>>>>

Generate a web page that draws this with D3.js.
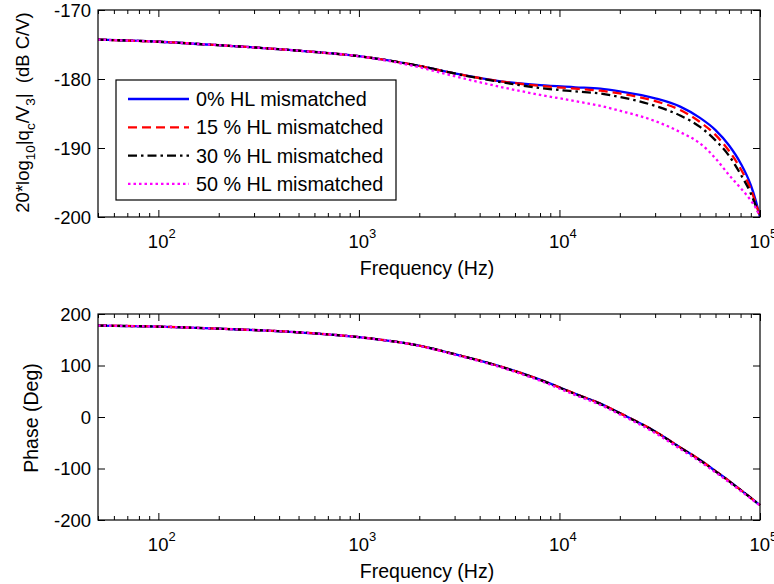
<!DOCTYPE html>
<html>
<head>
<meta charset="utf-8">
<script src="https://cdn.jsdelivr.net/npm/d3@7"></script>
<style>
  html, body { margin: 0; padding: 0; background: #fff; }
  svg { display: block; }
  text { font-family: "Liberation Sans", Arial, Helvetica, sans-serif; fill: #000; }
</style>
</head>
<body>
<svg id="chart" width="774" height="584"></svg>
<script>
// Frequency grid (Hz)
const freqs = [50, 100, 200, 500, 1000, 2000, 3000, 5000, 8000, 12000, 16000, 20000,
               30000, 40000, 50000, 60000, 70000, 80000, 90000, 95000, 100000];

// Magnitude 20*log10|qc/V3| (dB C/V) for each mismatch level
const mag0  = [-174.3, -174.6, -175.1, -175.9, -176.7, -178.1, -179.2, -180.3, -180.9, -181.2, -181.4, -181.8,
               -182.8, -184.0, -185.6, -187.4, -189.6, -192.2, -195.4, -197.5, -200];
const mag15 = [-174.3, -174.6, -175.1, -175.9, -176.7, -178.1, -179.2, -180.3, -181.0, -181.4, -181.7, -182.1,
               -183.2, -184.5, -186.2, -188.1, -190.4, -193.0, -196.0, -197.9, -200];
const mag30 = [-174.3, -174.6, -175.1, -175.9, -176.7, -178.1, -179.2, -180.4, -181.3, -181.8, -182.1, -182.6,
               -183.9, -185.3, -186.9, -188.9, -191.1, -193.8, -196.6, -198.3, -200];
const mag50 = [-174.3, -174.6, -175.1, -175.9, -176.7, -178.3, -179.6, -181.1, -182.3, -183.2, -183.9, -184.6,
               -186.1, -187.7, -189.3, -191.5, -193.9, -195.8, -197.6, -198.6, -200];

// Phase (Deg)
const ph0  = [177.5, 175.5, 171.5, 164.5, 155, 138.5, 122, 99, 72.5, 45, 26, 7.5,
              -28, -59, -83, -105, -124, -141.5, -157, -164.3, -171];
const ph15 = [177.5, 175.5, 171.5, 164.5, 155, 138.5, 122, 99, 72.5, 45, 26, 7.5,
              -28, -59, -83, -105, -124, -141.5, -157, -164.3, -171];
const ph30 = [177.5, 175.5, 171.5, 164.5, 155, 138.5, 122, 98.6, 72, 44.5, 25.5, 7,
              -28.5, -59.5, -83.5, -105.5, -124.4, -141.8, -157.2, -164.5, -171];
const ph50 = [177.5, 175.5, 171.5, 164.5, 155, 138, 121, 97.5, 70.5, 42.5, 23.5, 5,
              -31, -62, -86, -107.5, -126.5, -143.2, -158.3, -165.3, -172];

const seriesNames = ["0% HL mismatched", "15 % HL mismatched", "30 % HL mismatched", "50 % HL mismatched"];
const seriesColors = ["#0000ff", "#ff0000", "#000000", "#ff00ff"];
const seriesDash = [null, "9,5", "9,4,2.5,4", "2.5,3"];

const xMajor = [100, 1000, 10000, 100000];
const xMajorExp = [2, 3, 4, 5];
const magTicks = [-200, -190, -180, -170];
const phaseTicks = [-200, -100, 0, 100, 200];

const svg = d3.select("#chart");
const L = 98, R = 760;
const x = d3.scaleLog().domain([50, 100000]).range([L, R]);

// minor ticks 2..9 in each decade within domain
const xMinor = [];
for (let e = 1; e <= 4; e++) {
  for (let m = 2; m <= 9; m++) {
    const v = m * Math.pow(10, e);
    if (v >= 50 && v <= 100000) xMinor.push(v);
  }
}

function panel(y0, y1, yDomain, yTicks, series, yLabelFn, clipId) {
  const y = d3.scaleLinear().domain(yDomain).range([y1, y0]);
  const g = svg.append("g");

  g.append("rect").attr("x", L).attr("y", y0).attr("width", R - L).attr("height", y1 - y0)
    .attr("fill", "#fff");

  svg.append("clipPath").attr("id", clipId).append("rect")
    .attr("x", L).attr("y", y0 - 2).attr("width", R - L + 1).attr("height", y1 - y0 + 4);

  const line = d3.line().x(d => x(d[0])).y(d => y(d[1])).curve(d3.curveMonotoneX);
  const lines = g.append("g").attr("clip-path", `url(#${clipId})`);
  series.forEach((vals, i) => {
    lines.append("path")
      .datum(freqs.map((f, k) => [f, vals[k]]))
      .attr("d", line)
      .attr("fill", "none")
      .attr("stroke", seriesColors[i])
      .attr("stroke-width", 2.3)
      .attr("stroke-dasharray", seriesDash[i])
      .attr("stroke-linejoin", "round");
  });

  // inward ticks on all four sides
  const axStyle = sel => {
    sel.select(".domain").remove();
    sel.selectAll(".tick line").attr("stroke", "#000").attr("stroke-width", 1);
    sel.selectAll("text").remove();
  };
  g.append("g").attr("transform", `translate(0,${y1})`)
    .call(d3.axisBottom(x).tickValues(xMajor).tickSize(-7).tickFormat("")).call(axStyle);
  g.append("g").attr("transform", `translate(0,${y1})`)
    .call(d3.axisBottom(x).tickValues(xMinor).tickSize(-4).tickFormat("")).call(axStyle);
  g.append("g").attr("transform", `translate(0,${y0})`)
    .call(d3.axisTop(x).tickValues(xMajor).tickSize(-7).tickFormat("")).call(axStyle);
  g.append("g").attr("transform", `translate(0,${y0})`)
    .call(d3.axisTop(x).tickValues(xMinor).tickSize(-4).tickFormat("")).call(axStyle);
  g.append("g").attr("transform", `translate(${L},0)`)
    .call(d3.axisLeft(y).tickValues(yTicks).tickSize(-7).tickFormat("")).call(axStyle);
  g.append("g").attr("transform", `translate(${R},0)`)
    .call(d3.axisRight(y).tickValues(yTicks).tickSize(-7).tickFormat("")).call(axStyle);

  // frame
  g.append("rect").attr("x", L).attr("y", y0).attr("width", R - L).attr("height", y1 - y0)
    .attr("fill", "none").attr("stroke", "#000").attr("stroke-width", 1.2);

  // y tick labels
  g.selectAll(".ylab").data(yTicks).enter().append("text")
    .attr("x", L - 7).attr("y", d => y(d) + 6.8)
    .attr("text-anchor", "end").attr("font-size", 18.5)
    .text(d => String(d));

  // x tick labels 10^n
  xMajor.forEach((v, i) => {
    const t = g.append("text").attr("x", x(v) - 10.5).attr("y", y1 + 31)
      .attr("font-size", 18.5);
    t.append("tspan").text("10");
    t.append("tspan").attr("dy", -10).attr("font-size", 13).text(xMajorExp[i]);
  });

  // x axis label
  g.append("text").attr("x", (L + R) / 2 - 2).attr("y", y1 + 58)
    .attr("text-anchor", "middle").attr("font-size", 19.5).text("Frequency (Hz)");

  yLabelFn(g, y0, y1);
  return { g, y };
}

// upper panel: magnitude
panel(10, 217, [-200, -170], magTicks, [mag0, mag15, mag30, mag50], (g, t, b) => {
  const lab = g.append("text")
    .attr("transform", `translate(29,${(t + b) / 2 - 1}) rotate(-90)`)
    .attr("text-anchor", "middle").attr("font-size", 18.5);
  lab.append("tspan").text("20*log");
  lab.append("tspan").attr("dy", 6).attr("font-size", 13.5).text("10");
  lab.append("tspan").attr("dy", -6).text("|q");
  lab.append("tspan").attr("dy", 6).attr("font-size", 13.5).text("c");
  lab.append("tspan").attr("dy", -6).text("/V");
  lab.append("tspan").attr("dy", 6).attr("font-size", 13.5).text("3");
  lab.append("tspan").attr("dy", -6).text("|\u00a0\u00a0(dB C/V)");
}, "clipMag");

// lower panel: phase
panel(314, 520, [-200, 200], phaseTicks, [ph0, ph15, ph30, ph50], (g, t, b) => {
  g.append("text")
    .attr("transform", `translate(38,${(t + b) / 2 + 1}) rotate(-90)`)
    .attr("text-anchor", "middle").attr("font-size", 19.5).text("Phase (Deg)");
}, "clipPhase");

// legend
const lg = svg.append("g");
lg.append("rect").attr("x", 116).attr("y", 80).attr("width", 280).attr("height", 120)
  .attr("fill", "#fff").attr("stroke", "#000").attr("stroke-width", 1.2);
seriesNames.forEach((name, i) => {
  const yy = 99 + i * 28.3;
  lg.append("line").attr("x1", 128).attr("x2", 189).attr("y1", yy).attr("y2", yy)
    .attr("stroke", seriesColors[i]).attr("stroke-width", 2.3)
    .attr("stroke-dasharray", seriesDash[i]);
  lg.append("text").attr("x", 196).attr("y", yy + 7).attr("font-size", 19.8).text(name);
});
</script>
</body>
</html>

<<<<

Leave out the pictures and repeat the lines from the start of the material through the line with "30000, 40000, 50000, 60000, 70000, 80000, 90000, 95000, 100000];", inclusive.

## Solution to the exercise
Generate a web page that draws this with D3.js.
<!DOCTYPE html>
<html>
<head>
<meta charset="utf-8">
<script src="https://cdn.jsdelivr.net/npm/d3@7"></script>
<style>
  html, body { margin: 0; padding: 0; background: #fff; }
  svg { display: block; }
  text { font-family: "Liberation Sans", Arial, Helvetica, sans-serif; fill: #000; }
</style>
</head>
<body>
<svg id="chart" width="774" height="584"></svg>
<script>
// Frequency grid (Hz)
const freqs = [50, 100, 200, 500, 1000, 2000, 3000, 5000, 8000, 12000, 16000, 20000,
               30000, 40000, 50000, 60000, 70000, 80000, 90000, 95000, 100000];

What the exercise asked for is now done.